Hasta que a los hijos de Garganta profunda se le han hinchado las narices y han dicho, nosotros también queremos ganar pasta. Garganta profunda no era un confidente de Marruecos, ni un infiltrado en el entorno abertzale, sino el número dos del FBI, un tal Mark Felt. El tipo, de 91 años de edad, ha desvelado su identidad, reventando la exclusiva millonaria que se reservaban Woodward y Bernstein cuando el anciano muriera. Su aparición le quita protagonismo a los periodistas, porque viene a insistir en lo obvio: en que sin él, nadie del Washington Post habría averiguado nada.
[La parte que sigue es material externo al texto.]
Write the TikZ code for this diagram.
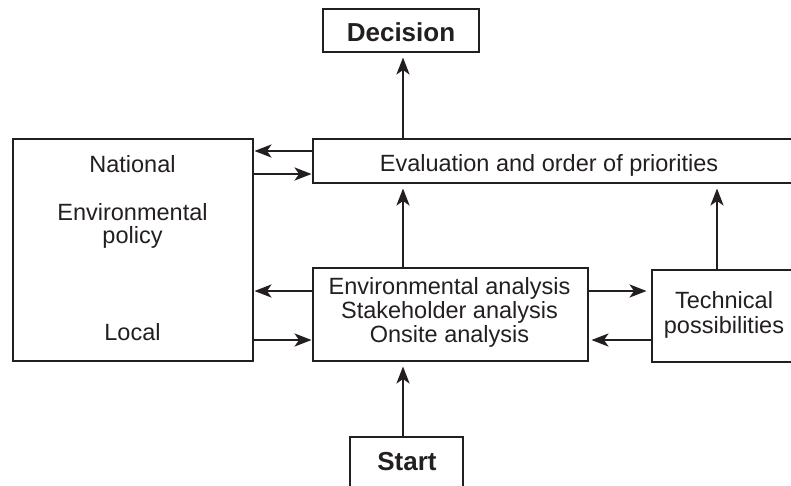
\documentclass[tikz,border=0pt]{standalone}
\usepackage{fontspec}
\setmainfont{Liberation Sans}
\usetikzlibrary{arrows.meta}
\definecolor{ink}{RGB}{35,31,32}
\begin{document}
\begin{tikzpicture}[x=1pt,y=-1pt,
  box/.style={draw=ink,line width=2.9pt,inner sep=0pt,rectangle},
  txt/.style={anchor=base,inner sep=0pt,text=ink,font=\fontsize{23.5}{24}\selectfont},
  btxt/.style={anchor=base,inner sep=0pt,text=ink,font=\fontsize{26}{28}\selectfont\bfseries},
  arr/.style={draw=ink,line width=2.7pt,-{Stealth[length=17pt,width=13pt,inset=4.5pt]}},
  gap/.style={shorten >=4pt}]
\clip (0,0) rectangle (791,485);
% boxes
\node[box,minimum width=156pt,minimum height=43pt] (dec) at (401,30.5) {};
\node[box,minimum width=490pt,minimum height=44pt] (eval) at (558,161) {};
\node[box,minimum width=240pt,minimum height=222pt] (left) at (133,250) {};
\node[box,minimum width=275pt,minimum height=93pt] (ana) at (450.5,314.5) {};
\node[box,minimum width=150pt,minimum height=92pt] (tech) at (727,316) {};
\node[box,minimum width=113pt,minimum height=50pt] (start) at (406.5,462) {};
% texts
\node[btxt] (tdec) at (401,41) {Decision};
\node[txt] (teval) at (549,171.5) {Evaluation and order of priorities};
\node[txt] (tnat) at (132.5,172) {National};
\node[txt] (tenv) at (132.5,220) {Environmental};
\node[txt] (tpol) at (132.5,243) {policy};
\node[txt] (tloc) at (132.5,340) {Local};
\node[txt] (ta1) at (449.5,294) {Environmental analysis};
\node[txt] (ta2) at (449.5,318) {Stakeholder analysis};
\node[txt] (ta3) at (449.5,342) {Onsite analysis};
\node[txt] (tt1) at (724,308) {Technical};
\node[txt] (tt2) at (724,333) {possibilities};
\node[btxt] (tstart) at (407,470) {Start};
% helper coordinates
\coordinate (cx) at (403,0);
\coordinate (tx) at (717,0);
\coordinate (ya1) at (0,151);
\coordinate (ya2) at (0,174);
\coordinate (yb1) at (0,291);
\coordinate (yb2) at (0,340);
% vertical arrows
\draw[arr,gap] (eval.north -| cx) -- (dec.south -| cx);
\draw[arr,gap] (ana.north -| cx) -- (eval.south -| cx);
\draw[arr,gap] (start.north -| cx) -- (ana.south -| cx);
\draw[arr,gap] (tech.north -| tx) -- (eval.south -| tx);
% left arrows
\draw[arr] (eval.west |- ya1) -- (left.east |- ya1);
\draw[arr] (left.east |- ya2) -- (eval.west |- ya2);
\draw[arr] (ana.west |- yb1) -- (left.east |- yb1);
\draw[arr] (left.east |- yb2) -- (ana.west |- yb2);
% right arrows
\draw[arr,gap] (ana.east |- yb1) -- (tech.west |- yb1);
\draw[arr,shorten >=2pt] (tech.west |- yb2) -- (ana.east |- yb2);
\end{tikzpicture}
\end{document}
Pero Garganta no ha estado nada elegante dándose a conocer. Porque ha roto el encanto del mito. Hasta ahora, Garganta era ese ente misterioso que dio un nuevo sentido al periodismo: desde su existencia, el fin del periodismo era acabar con la carrera de un presidente. Garganta fue el responsable de la frustración profesional de miles de periodistas occidentales, que desde entonces han venido soñando con poner y derrocar reyes. Garganta ya no es un demiurgo mágico, sino un anciano con rostro, que ha asegurado que no se siente especialmente orgulloso de sus revelaciones, insinuándose como un traidor. Garganta ha matado el romanticismo de su propia figura.